Fair enough – but how about a quick mention of The Scalia’s dissent before we hightail it out of here? Well, he only puts in a 12 page dissent, so Chief Justice Johnny has him beat on length. But that’s neither here nor there. He agrees with Roberts that the case should’ve been booted out for jurisdictional reasons, because of the lack of standing of the petitioners. But since Stevens goes to the merits, he’d like to do so as well. And to his mind, the EPA Administrator was fine for several reasons. And what are those reasons?

Well, you can go read it yourself.

Sorry, I’m done.

| Comments (4)


Comments

"... only if it determines that greenhouse gases do not contribute to climate change ..."

I think you missed a couple things here.

1. If over the last 125 years, the 35% rise in CO2 caused the .4 degree C high mean temperature rise.
2. If the current 1% over the average temperature in central England is majorly different than when we were at the same 1% over average there in 1720, 1850, 1880, 1950....
3. If this temperature rise is harmful and/or abnormal.

Well, thanks to 55.5% of the people on the Court, it now appears water vapour, carbon dioxide, ozone, methane, nitrous oxide and chlorofluorocarbons are pollutants and the EPA can regulate them.

I like this note. What a leap of faith. The problem with it is that I don't believe measuring CO2 in the air day to day over a few decades is the same as taking it out of ice cores showing thousands of years. It's more than likely that any extreme variations over short time periods are dampened out in ice cores over long time periods. And it's not even really measuring the same thing -- and it's not even in the same place!

10 A more dramatic rise was yet to come: cite In 2006, carbon dioxide levels reached 382 parts per million a level thought to exceed the concentration of carbon dioxide in the atmosphere at any point over the past 20-million years. cite

Or this part, with my comments.

A well-documented [but not significant] rise in global temperatures has coincided with a significant [over what time period?] increase in the concentration of carbon dioxide in the atmosphere.
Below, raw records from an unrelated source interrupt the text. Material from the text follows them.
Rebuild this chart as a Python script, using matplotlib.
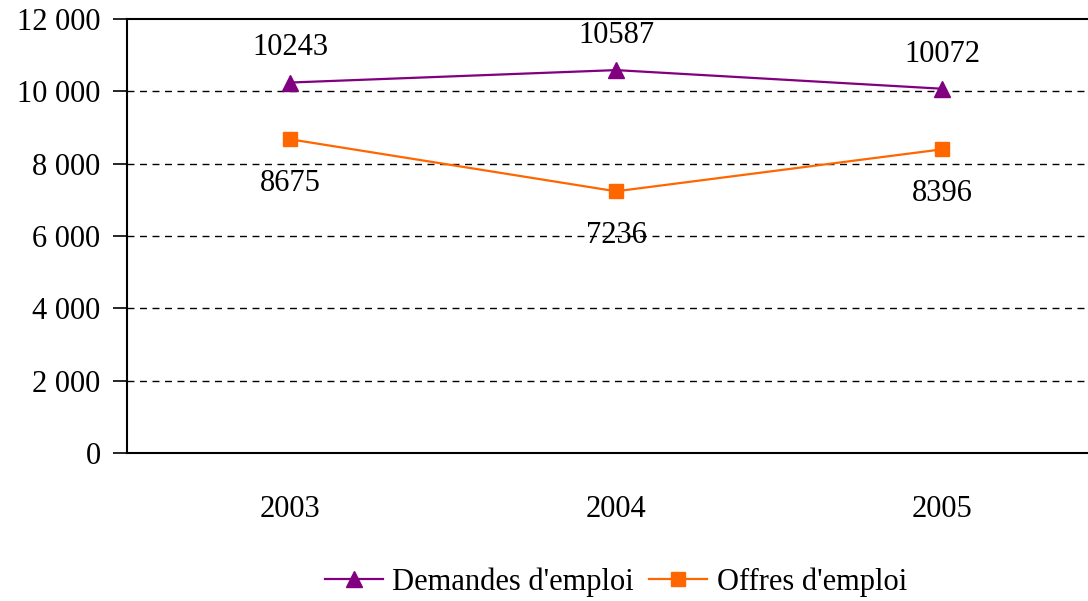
import matplotlib.pyplot as plt
from matplotlib.ticker import FuncFormatter

years = ["2003", "2004", "2005"]
demandes = [10243, 10587, 10072]
offres = [8675, 7236, 8396]

plt.rcParams['font.family'] = ['Liberation Serif', 'DejaVu Serif']
FS = 22

fig = plt.figure(figsize=(10.88, 6.01), dpi=100)
ax = fig.add_axes([127/1088, 148/601, 978/1088, 434/601])

x = list(range(len(years)))
ax.plot(x, demandes, color='#800080', marker='^', markersize=12, lw=1.6,
        label="Demandes d'emploi", zorder=3)
ax.plot(x, offres, color='#FF6600', marker='s', markersize=10.5, lw=1.6,
        label="Offres d'emploi", zorder=3)

for xi, v in zip(x, demandes):
    ax.annotate(str(v), (xi, v), xytext=(0, 25), textcoords='offset points',
                ha='center', va='center', fontsize=FS)
for xi, v in zip(x, offres):
    ax.annotate(str(v), (xi, v), xytext=(0, -32), textcoords='offset points',
                ha='center', va='center', fontsize=FS)

ax.set_xlim(-0.5, 2.5)
ax.set_ylim(0, 12000)
ax.set_yticks(range(0, 12001, 2000))
ax.yaxis.set_major_formatter(FuncFormatter(lambda v, p: f"{int(v):,}".replace(",", " ")))
ax.set_xticks(x)
ax.set_xticklabels(years)
ax.tick_params(axis='x', length=0, pad=30, labelsize=FS)
ax.tick_params(axis='y', length=10, width=1.2, direction='out', pad=9, labelsize=FS)

for yv in range(2000, 12000, 2000):
    ax.axhline(yv, color='black', lw=1, linestyle=(0, (5, 4)), zorder=1)

for s in ax.spines.values():
    s.set_linewidth(1.5)

ax.legend(loc='upper center', bbox_to_anchor=(0.5, -0.2), ncol=2,
          frameon=False, fontsize=FS, handlelength=1.9, handletextpad=0.3,
          columnspacing=0.5)

fig.savefig("out.png", dpi=100)
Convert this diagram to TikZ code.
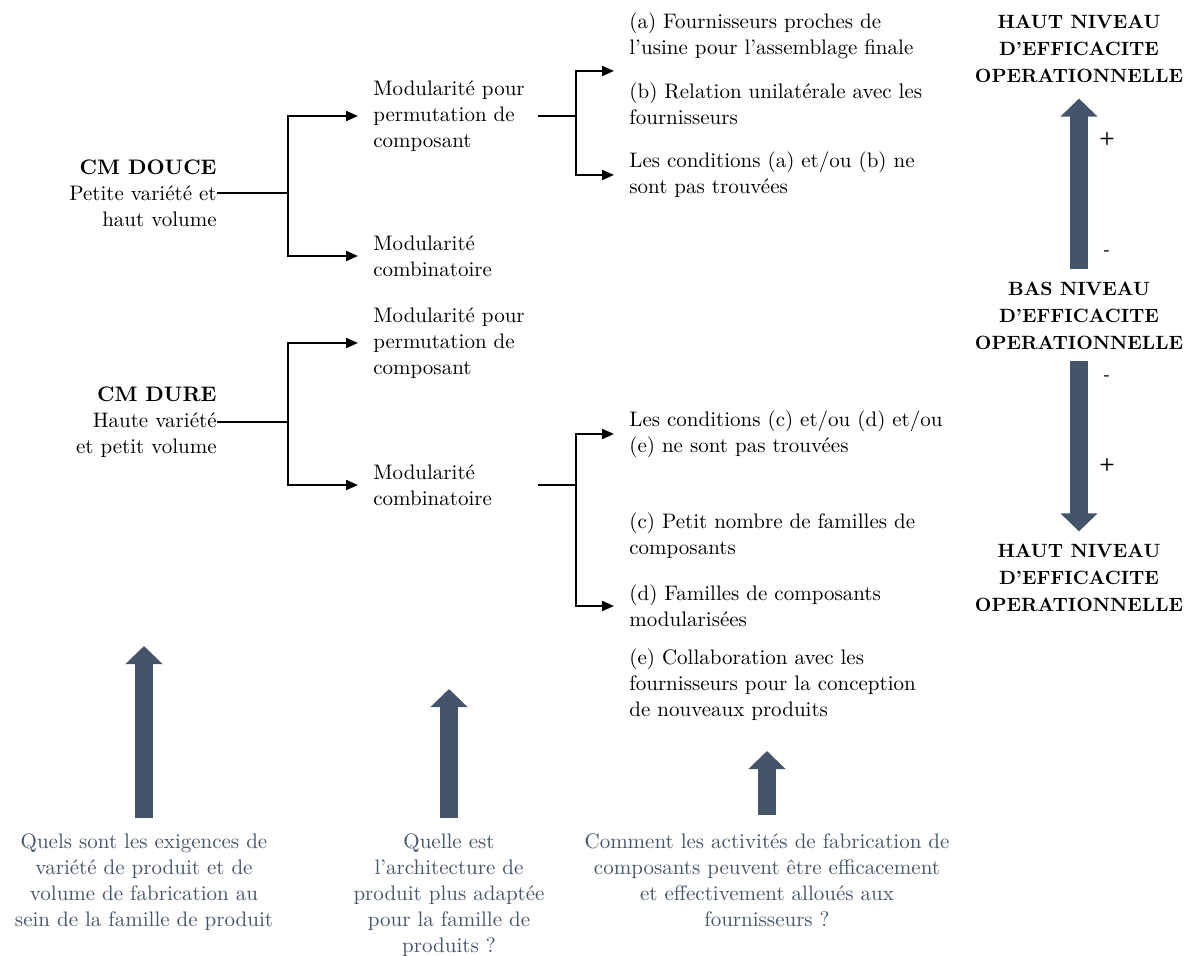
\documentclass[tikz,border=0pt]{standalone}
\usepackage{fontspec}
\usetikzlibrary{arrows.meta,positioning}
\definecolor{slate}{HTML}{44546A}
\tikzset{
  txt/.style={inner sep=0pt,align=left,font=\fontsize{10.5}{13}\selectfont},
  tree/.style={line width=1pt},
  tip/.style={-{Triangle[length=6pt,width=5pt]},shorten >=7.5pt},
  level/.style={inner sep=0pt,align=center,font=\fontsize{9.6}{13.7}\selectfont\bfseries},
  bigarrow/.style={draw=slate,line width=9pt,-{Triangle[length=9pt,width=18pt]}},
  sign/.style={inner sep=0pt,font=\sffamily\bfseries\small},
  question/.style={inner sep=0pt,align=center,text=slate,font=\fontsize{10.5}{13}\selectfont}
}
\begin{document}
\begin{tikzpicture}[x=0.5pt,y=-0.5pt]
    \useasboundingbox (0,0) rectangle (1192,956);

    \node[txt,anchor=east,align=right] (douce) at (217,193) {\textbf{CM DOUCE}\\Petite variété et\\haut volume};
    \node[txt,anchor=west] (perm1) at (373,116) {Modularité pour\\permutation de\\composant};
    \node[txt,anchor=west] (comb1) at (373,256) {Modularité\\combinatoire};
    \node[txt,anchor=west] (fa)  at (629,36)  {(a) Fournisseurs proches de\\l’usine pour l’assemblage finale};
    \node[txt,anchor=west] (fb)  at (629,104) {(b) Relation unilatérale avec les\\fournisseurs};
    \node[txt,anchor=west] (cab) at (629,175) {Les conditions (a) et/ou (b) ne\\sont pas trouvées};
    \coordinate (j1) at (288,193);
    \coordinate (j2) at (576,116);
    \coordinate (ta) at (629,71);

    \draw[tree] (douce.east) -- (j1);
    \draw[tree,tip] (j1) |- (perm1.west);
    \draw[tree,tip] (j1) |- (comb1.west);
    \draw[tree,shorten <=6.5pt] (perm1.east) -- (j2);
    \draw[tree,tip] (j2) |- (ta);
    \draw[tree,tip] (j2) |- (cab.west);

    \node[txt,anchor=east,align=right] (dure) at (217,422) {\textbf{CM DURE}\\Haute variété\\et petit volume};
    \node[txt,anchor=west] (perm2) at (373,343) {Modularité pour\\permutation de\\composant};
    \node[txt,anchor=west] (comb2) at (373,485) {Modularité\\combinatoire};
    \node[txt,anchor=west] (ccde) at (629,434) {Les conditions (c) et/ou (d) et/ou\\(e) ne sont pas trouvées};
    \node[txt,anchor=west] (fc)   at (629,536) {(c) Petit nombre de familles de\\composants};
    \node[txt,anchor=west] (fd)   at (629,606) {(d) Familles de composants\\modularisées};
    \node[txt,anchor=west] (fe)   at (629,685) {(e) Collaboration avec les\\fournisseurs pour la conception\\de nouveaux produits};
    \coordinate (j3) at (288,422);
    \coordinate (j4) at (576,485);

    \draw[tree] (dure.east) -- (j3);
    \draw[tree,tip] (j3) |- (perm2.west);
    \draw[tree,tip] (j3) |- (comb2.west);
    \draw[tree,shorten <=23pt] (comb2.east) -- (j4);
    \draw[tree,tip] (j4) |- (ccde.west);
    \draw[tree,tip] (j4) |- (fd.west);

    \node[level] (haut1) at (1079,49)  {HAUT NIVEAU\\D’EFFICACITE\\OPERATIONNELLE};
    \node[level] (bas)   at (1079,316) {BAS NIVEAU\\D’EFFICACITE\\OPERATIONNELLE};
    \node[level] (haut2) at (1079,578) {HAUT NIVEAU\\D’EFFICACITE\\OPERATIONNELLE};
    \draw[bigarrow,shorten <=6pt,shorten >=7.5pt] (bas.north) -- (haut1.south);
    \draw[bigarrow,shorten <=5pt,shorten >=6pt] (bas.south) -- (haut2.north);
    \node[sign] (plus1)  at (1107,139) {+};
    \node[sign] (minus1) at (1107,253) {-};
    \node[sign] (minus2) at (1107,378) {-};
    \node[sign] (plus2)  at (1107,465) {+};

    \node[question,anchor=north] (q1) at (144,833) {Quels sont les exigences de\\variété de produit et de\\volume de fabrication au\\sein de la famille de produit};
    \node[question,anchor=north] (q2) at (449,833) {Quelle est\\l’architecture de\\produit plus adaptée\\pour la famille de\\produits ?};
    \node[question,anchor=north] (q3) at (767,833) {Comment les activités de fabrication de\\composants peuvent être efficacement\\et effectivement alloués aux\\fournisseurs ?};
    \coordinate (u1) at (144,646);
    \coordinate (u2) at (449,689);
    \coordinate (u3) at (767,751);
    \draw[bigarrow,shorten <=7.5pt] (q1.north) -- (u1);
    \draw[bigarrow,shorten <=7.5pt] (q2.north) -- (u2);
    \draw[bigarrow,shorten <=9pt] (q3.north) -- (u3);
\end{tikzpicture}
\end{document}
Respected scientists [whatever that means] believe the two trends are related.

Ah, I finally found what four things the petitioners asked the EPA in 1999 (page 12):

"carbon dioxide, methane, nitrous oxide, and hydrofluorocarbons"

Glad they left out water vapor and ozone. :D

The only problem with that list of 4 is chlorofluorocarbons are the greenhouse gas, not hydrofluorocarbons.

Indoor ozone levels critical!! How can I get the guy in the flat next door to stop hiding the smell of pot wafting into the hall with Right Guard and then burning incense over that to hide the smell of the deoderant? It's making mme nauseaus and messing up my throat. It's every day all day long for a year now and it's gotten worse since the fire department came to check it out. He told them it was incense and they seemed to have bought it. Now what?? The smoke is so thick in there that it permeates the partitioning wall The clothes in my closet reek. Isn't there a law or something to make him stop? I'd rather breathe the pot smoke than the ozone if I had to choose.